When Seattle city leadership voted in 2014 to approve a plan to raise minimum wage to $15/hour over the course of several years, franchisees in the city said the rules were unfair and vowed to challenge the higher wages in court. Today that challenge came to a quiet end when the U.S. Supreme Court elected to not hear the matter.
The Seattle wage phase-in process provides different timelines for employers depending on their size. Businesses with more than 500 employees have to meet the $15/hour wage by 2017 (or 2018 if they contribute to employees’ health benefits), while smaller businesses have an additional 3-4 years.
What concerns franchisees is that the city is not considering each franchisee’s employee count, but the employee count of the franchisor, in determining which side of the 500 worker threshold a company falls.
So if a McDonald’s franchisee only operates a single store with a few dozen employees, they face the same timeline as a larger corporate employer with thousands of employees.
The International Franchise Association sued the city in 2014, claiming that this aspect of the wage phase-in was discriminatory, and that each franchisee should be viewed as an individual business.
But the trade group had no success in convincing either a U.S. District Court in Seattle, or the Ninth Circuit Court of Appeals in San Francisco, both of which rejected the franchisees’ argument.
The IFA petitioned the Supreme Court in a last-ditch effort, but this morning the group’s petition was denied without comment by SCOTUS.

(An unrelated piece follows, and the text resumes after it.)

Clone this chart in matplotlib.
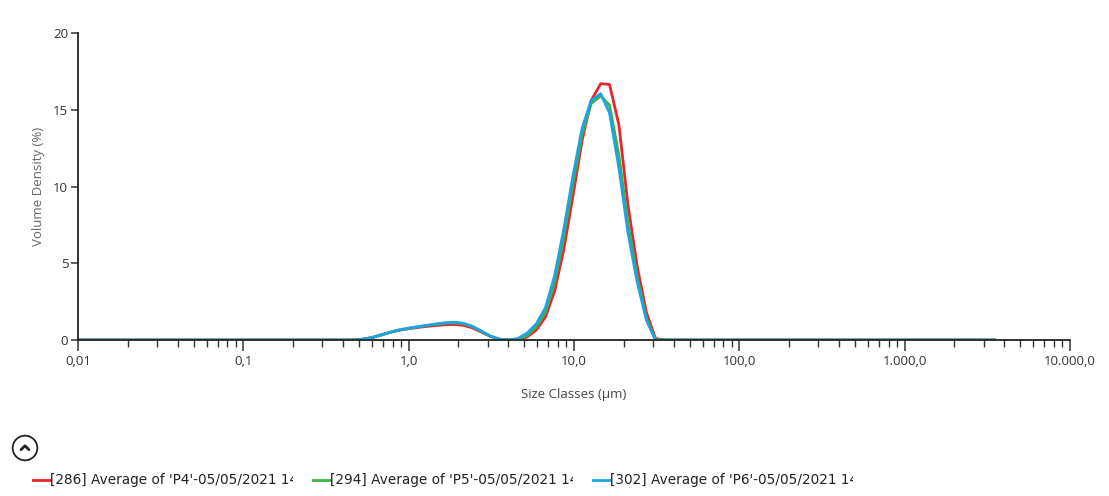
import matplotlib
matplotlib.use("Agg")
import matplotlib.pyplot as plt
from matplotlib.ticker import FixedLocator, FixedFormatter, LogLocator, NullFormatter
from matplotlib.patches import Circle

# size classes (um) - Mastersizer classes, only the ones that matter + the ends
size_um = [0.01, 0.405, 0.460, 0.523, 0.594, 0.675, 0.767, 0.872, 0.991, 1.125,
           1.279, 1.453, 1.651, 1.876, 2.131, 2.421, 2.750, 3.125, 3.550, 4.034,
           4.583, 5.207, 5.916, 6.72, 7.64, 8.67, 9.86, 11.2, 12.7, 14.5,
           16.4, 18.7, 21.2, 24.1, 27.4, 31.1, 35.3, 3500.0]

p4 = [0, 0, 0, 0.04, 0.14, 0.31, 0.49, 0.63, 0.73, 0.81,
      0.88, 0.94, 0.99, 1.01, 0.96, 0.80, 0.52, 0.23, 0.05, 0.0,
      0.02, 0.2, 0.65, 1.5, 3.2, 5.9, 9.4, 13.0, 15.6, 16.7,
      16.65, 14.0, 8.8, 4.8, 1.8, 0.1, 0, 0]
p5 = [0, 0, 0, 0.05, 0.15, 0.32, 0.50, 0.65, 0.76, 0.85,
      0.94, 1.02, 1.09, 1.12, 1.07, 0.88, 0.57, 0.25, 0.05, 0.0,
      0.05, 0.3, 0.85, 1.8, 3.8, 6.7, 10.2, 13.4, 15.4, 15.9,
      15.3, 12.0, 7.6, 4.1, 1.4, 0.0, 0, 0]
p6 = [0, 0, 0, 0.05, 0.15, 0.32, 0.50, 0.65, 0.76, 0.86,
      0.95, 1.04, 1.12, 1.16, 1.10, 0.90, 0.58, 0.25, 0.05, 0.0,
      0.1, 0.45, 1.05, 2.1, 4.2, 7.2, 10.7, 13.8, 15.6, 16.05,
      14.8, 11.2, 7.0, 3.8, 1.3, 0.0, 0, 0]

series_names = ["[286] Average of 'P4'-05/05/2021 14:",
                "[294] Average of 'P5'-05/05/2021 14:",
                "[302] Average of 'P6'-05/05/2021 14:"]
series_colors = ["#e8262b", "#3cb44b", "#1ba3e3"]

x_ticks = [0.01, 0.1, 1, 10, 100, 1000, 10000]
x_labels = ["0,01", "0,1", "1,0", "10,0", "100,0", "1.000,0", "10.000,0"]
y_ticks = [0, 5, 10, 15, 20]

plt.rcParams['font.family'] = ['Open Sans', 'DejaVu Sans']

W, H = 1109, 496
fig = plt.figure(figsize=(W / 100, H / 100), dpi=100)
ax = fig.add_axes([78 / W, 1 - 340 / H, (1070 - 78) / W, (340 - 33) / H])

for ys, c in zip([p4, p5, p6], series_colors):
    ax.plot(size_um, ys, color=c, lw=2.0, solid_joinstyle='round')

ax.set_xscale('log')
ax.set_xlim(0.01, 10000)
ax.set_ylim(0, 20)
ax.xaxis.set_major_locator(FixedLocator(x_ticks))
ax.xaxis.set_major_formatter(FixedFormatter(x_labels))
ax.xaxis.set_minor_locator(LogLocator(base=10, subs=range(2, 10), numticks=20))
ax.xaxis.set_minor_formatter(NullFormatter())
ax.set_yticks(y_ticks)

for s in ['top', 'right']:
    ax.spines[s].set_visible(False)
for s in ['left', 'bottom']:
    ax.spines[s].set_linewidth(1.3)
    ax.spines[s].set_color('#222222')

ax.tick_params(axis='x', which='major', length=8, width=1.1, color='#333333',
               labelsize=9.5, labelcolor='#333333', pad=3)
ax.tick_params(axis='x', which='minor', length=5, width=1.0, color='#333333')
ax.tick_params(axis='y', length=5, width=1.1, color='#333333',
               labelsize=9.5, labelcolor='#333333', pad=2)

ax.set_xlabel("Size Classes (µm)", fontsize=9.5, color='#444444', labelpad=14)
ax.set_ylabel("Volume Density (%)", fontsize=9.5, color='#666666', labelpad=6)

# collapse button
bax = fig.add_axes([11 / W, 1 - 462 / H, 28 / W, 28 / H])
bax.set_xlim(-1, 1)
bax.set_ylim(-1, 1)
bax.set_aspect('equal')
bax.axis('off')
bax.add_patch(Circle((0, 0), 0.88, fill=False, lw=1.3, ec='#222222'))
bax.plot([-0.28, 0, 0.28], [-0.12, 0.16, -0.12], color='#222222', lw=2.0,
         solid_capstyle='round')

# legend entries, text cut off at the right like in the app
starts = [32, 312, 592]
ends = [293, 573, 853]
for name, c, x0, x1 in zip(series_names, series_colors, starts, ends):
    lax = fig.add_axes([x0 / W, 1 - 490 / H, (x1 - x0) / W, 20 / H])
    lax.set_xlim(0, x1 - x0)
    lax.set_ylim(0, 20)
    lax.axis('off')
    lax.plot([0, 18], [10, 10], color=c, lw=2.0)
    lax.text(18, 10, name, fontsize=9.8, color='#222222', va='center', ha='left',
             family='DejaVu Sans', clip_on=True)

fig.savefig("out.png", dpi=100)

“Today’s decision from the Supreme Court is clearly a disappointment as our appeal has always focused solely on the discriminatory treatment of franchisees under Seattle’s wage law and the motivation to discriminate against interstate commerce,” said IFA President & CEO Robert Cresanti in a statement. “Seattle’s ordinance is blatantly discriminatory and affirmatively harms Seattle hard-working franchise small business owners every day since it has gone into effect.”